The multi-disciplinary team, involving a full set for each twin, performed a unique craniopagus surgery at Red Cross.

Red Cross’ head of paediatric neurosurgery Tony Figaji said craniopagus twinning is rare, especially in South Africa, and comes along once every 20 years.

He said: “It’s the rarest form of conjoined twinning. craniopagus twins occur approximately once in every 2.5 million live births worldwide. We were fortunate in this case that the connection did not involve any shared brain tissue and didn’t involve major blood vessels going from one twin to the other.”

Red Cross’ head of paediatric neurosurgery Tony Figaji said craniopagus twinning is rare, especially in South Africa, and comes along once every 20 years. Picture: Supplied

Red Cross head of plastic surgery Saleigh Adams said while the teams were prepared for a marathon surgery, the surgery only lasted one and a half hours.

The 31-year-old mother of the twins , Ntombikayise Tyhalisi, said she still cannot believe that she is now able to hold her two daughters Siphosethu and Amahle in her arms.

She said: “I am overjoyed! I wasn’t expecting to leave here holding my children one in each arm. When they were born I was very happy even though I had only been expecting one baby at the time.

“Although it was exciting to find out about baby Amahle who came after her sister, it was hard to come to terms with the fact that they were conjoined at the head.

“Now that the twins have been separated I am so happy, things will be so much easier for me now. I am grateful to the nurses who helped me throughout the process and the doctors who worked so hard to make my baby’s lives easier,” said Tyhalisi.

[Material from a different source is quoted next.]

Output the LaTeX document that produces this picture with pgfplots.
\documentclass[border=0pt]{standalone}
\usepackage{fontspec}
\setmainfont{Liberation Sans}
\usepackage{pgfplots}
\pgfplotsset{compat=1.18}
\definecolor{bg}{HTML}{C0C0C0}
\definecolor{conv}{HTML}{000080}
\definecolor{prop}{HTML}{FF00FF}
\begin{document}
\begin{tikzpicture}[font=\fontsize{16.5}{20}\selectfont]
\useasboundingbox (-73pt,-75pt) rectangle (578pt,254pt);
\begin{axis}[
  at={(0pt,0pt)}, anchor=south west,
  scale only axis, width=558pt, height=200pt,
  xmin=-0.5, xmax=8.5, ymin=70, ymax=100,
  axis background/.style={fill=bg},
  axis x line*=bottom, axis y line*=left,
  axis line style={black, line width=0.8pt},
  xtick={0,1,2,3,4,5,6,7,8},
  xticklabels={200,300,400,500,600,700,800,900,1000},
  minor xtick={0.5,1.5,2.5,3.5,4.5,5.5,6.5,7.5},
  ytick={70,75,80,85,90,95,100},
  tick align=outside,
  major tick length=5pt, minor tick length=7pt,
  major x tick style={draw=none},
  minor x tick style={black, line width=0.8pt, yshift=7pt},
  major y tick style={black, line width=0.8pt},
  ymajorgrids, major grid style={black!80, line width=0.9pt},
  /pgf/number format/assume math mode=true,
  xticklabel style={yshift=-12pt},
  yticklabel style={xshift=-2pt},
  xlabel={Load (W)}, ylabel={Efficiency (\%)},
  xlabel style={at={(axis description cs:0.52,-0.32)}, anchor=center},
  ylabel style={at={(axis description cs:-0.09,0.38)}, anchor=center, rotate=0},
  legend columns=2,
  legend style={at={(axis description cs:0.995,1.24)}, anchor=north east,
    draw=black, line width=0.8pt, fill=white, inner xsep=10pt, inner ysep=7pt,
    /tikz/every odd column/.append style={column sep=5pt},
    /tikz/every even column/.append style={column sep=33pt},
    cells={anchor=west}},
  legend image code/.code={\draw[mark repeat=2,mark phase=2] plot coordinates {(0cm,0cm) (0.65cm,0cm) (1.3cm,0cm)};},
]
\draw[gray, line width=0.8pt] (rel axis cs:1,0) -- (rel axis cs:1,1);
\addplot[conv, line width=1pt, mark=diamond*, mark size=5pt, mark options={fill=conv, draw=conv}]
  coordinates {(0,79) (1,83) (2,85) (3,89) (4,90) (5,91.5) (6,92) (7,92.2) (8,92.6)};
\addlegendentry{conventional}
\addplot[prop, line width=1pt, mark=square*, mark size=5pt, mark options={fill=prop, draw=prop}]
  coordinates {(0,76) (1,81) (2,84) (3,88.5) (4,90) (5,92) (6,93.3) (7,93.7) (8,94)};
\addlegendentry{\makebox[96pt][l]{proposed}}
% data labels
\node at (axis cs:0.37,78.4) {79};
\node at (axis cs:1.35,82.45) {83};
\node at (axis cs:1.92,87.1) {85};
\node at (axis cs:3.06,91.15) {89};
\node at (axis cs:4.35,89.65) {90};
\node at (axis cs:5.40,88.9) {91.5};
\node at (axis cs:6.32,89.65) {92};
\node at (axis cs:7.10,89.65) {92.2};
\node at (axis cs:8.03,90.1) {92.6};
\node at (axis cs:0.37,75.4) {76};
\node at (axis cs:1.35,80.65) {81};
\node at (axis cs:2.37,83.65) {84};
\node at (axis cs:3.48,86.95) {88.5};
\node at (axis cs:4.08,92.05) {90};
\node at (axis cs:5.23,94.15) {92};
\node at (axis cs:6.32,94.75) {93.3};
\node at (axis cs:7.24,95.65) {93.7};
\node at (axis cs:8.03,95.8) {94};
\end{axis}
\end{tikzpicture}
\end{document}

The 31-year-old mother of the twins , Ntombikayise Tyhalisi, said she still cannot believe that she is now able to hold her two daughters Siphosethu and Amahle in her arms. Picture: Supplied

Red Cross Hospital acting chief executive Anita Parbhoo said: “We’re proud of the entire multidisciplinary team involved in helping these twin patients, from the birthing team in the Eastern Cape and the referring clinicians, to our staff in the wards and theatre and then to those involved with the post-surgery care.”

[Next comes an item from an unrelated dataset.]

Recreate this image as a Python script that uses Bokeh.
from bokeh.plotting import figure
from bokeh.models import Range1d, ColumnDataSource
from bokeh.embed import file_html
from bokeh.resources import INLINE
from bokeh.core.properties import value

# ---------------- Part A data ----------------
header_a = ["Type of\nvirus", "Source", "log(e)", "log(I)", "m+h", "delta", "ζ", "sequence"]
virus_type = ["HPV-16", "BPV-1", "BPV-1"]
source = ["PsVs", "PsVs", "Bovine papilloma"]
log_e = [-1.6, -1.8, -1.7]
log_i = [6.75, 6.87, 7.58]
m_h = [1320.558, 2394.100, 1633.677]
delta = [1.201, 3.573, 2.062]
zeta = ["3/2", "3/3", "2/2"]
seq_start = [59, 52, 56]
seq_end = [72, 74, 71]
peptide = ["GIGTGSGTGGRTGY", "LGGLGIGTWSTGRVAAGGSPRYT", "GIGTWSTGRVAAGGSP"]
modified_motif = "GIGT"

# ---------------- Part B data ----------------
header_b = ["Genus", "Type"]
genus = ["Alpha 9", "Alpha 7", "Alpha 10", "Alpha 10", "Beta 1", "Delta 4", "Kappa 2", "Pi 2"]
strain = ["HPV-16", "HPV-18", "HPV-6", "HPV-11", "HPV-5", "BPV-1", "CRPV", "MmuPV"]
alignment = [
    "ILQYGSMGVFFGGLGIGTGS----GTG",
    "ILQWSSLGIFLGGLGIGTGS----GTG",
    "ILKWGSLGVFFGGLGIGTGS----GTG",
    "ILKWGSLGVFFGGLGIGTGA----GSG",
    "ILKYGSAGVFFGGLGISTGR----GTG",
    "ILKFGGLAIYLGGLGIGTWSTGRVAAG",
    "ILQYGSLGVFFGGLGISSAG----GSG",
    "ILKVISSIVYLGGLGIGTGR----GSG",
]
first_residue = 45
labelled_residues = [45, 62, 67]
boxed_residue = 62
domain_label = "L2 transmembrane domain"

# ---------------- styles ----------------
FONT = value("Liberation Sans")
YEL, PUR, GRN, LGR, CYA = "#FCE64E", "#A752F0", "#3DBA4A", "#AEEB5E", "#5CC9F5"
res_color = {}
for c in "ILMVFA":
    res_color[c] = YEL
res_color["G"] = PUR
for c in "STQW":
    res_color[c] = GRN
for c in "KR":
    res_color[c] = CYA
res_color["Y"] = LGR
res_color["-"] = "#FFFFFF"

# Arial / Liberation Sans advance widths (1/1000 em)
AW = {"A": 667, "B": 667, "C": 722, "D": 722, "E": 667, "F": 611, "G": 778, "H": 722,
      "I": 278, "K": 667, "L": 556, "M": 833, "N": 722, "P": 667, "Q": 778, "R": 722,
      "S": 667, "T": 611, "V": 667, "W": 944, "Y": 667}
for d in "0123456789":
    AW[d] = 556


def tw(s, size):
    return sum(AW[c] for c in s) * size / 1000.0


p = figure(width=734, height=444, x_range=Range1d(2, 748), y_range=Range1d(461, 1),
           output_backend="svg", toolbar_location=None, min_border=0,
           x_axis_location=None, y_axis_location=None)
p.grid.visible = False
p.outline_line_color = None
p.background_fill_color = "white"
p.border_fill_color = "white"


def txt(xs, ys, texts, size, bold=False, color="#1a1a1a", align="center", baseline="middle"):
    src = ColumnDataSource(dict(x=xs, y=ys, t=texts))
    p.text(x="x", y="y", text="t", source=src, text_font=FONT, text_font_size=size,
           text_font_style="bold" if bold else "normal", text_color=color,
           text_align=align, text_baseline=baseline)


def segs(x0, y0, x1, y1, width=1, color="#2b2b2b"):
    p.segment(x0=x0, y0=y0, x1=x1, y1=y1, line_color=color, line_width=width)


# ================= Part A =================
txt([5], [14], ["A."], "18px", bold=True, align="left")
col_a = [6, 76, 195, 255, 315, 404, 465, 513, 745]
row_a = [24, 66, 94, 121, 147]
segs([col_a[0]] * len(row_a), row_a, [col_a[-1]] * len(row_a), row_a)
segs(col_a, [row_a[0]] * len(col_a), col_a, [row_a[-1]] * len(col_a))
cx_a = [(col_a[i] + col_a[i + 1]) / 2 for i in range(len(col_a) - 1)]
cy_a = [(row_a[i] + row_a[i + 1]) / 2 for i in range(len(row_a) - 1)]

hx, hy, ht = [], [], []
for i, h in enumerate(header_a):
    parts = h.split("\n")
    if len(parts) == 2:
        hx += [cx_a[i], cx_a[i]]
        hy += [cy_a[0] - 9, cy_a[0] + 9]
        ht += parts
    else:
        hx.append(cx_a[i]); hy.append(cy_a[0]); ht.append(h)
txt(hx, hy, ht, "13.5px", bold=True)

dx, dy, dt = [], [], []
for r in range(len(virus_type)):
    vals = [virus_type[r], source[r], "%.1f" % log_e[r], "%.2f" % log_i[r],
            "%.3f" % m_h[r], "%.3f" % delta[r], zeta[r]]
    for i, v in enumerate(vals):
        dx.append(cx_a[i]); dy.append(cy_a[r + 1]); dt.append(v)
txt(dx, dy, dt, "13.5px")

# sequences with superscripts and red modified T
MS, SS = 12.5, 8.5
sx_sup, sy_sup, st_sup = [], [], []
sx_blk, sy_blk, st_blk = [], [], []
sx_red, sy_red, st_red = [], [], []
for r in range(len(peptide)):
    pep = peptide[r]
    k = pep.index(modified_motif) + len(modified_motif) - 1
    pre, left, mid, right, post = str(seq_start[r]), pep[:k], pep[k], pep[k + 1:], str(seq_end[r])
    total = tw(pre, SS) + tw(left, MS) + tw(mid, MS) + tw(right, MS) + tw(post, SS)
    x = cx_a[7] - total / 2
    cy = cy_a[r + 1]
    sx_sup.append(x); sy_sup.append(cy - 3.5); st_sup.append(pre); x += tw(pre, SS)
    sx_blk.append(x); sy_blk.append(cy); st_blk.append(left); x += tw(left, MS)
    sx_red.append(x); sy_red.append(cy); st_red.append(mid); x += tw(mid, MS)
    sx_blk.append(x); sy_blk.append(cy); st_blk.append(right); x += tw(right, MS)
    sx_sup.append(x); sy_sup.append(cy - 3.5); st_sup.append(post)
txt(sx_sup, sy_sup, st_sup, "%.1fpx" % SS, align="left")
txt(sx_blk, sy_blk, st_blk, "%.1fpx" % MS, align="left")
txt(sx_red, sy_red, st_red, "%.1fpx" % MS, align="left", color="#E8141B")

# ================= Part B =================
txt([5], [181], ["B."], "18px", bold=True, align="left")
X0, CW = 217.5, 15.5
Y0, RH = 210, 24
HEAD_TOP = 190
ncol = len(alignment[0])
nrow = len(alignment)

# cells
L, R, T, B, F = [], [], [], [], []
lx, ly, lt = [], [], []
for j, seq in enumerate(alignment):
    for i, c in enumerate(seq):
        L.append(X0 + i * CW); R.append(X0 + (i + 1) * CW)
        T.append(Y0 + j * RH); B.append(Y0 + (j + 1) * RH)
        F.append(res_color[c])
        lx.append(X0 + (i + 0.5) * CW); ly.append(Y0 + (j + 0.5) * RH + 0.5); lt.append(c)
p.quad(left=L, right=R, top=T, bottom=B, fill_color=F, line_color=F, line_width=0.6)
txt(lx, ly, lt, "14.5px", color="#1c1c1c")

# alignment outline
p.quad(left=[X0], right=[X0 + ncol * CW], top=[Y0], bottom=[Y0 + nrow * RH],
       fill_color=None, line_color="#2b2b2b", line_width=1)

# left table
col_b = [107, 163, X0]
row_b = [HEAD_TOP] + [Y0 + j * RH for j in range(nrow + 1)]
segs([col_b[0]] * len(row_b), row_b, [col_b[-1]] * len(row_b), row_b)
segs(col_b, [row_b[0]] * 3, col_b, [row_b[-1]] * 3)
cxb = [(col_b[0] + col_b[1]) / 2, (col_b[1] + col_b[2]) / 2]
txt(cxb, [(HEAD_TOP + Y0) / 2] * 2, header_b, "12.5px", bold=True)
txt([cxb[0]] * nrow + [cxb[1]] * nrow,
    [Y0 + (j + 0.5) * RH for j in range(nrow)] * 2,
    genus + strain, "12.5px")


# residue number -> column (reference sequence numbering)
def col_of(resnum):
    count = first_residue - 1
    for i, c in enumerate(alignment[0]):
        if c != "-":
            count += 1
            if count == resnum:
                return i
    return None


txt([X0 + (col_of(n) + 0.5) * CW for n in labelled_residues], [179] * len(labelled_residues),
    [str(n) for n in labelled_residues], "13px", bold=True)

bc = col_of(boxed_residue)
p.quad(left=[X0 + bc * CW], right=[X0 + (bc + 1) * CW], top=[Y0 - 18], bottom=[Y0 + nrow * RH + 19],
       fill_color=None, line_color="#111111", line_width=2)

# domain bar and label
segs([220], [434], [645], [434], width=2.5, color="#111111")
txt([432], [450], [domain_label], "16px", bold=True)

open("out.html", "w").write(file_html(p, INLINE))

Figaji said the successful surgery was a recognition of the hospital’s expertise.

“We already have an international profile, and we are the only dedicated paediatric neurosurgery centre in the whole of Sub-Saharan Africa. Over the years we have accumulated considerable expertise around a range of difficult brain and spine conditions in children. We already play a major role in the international paediatric neurosurgery community.”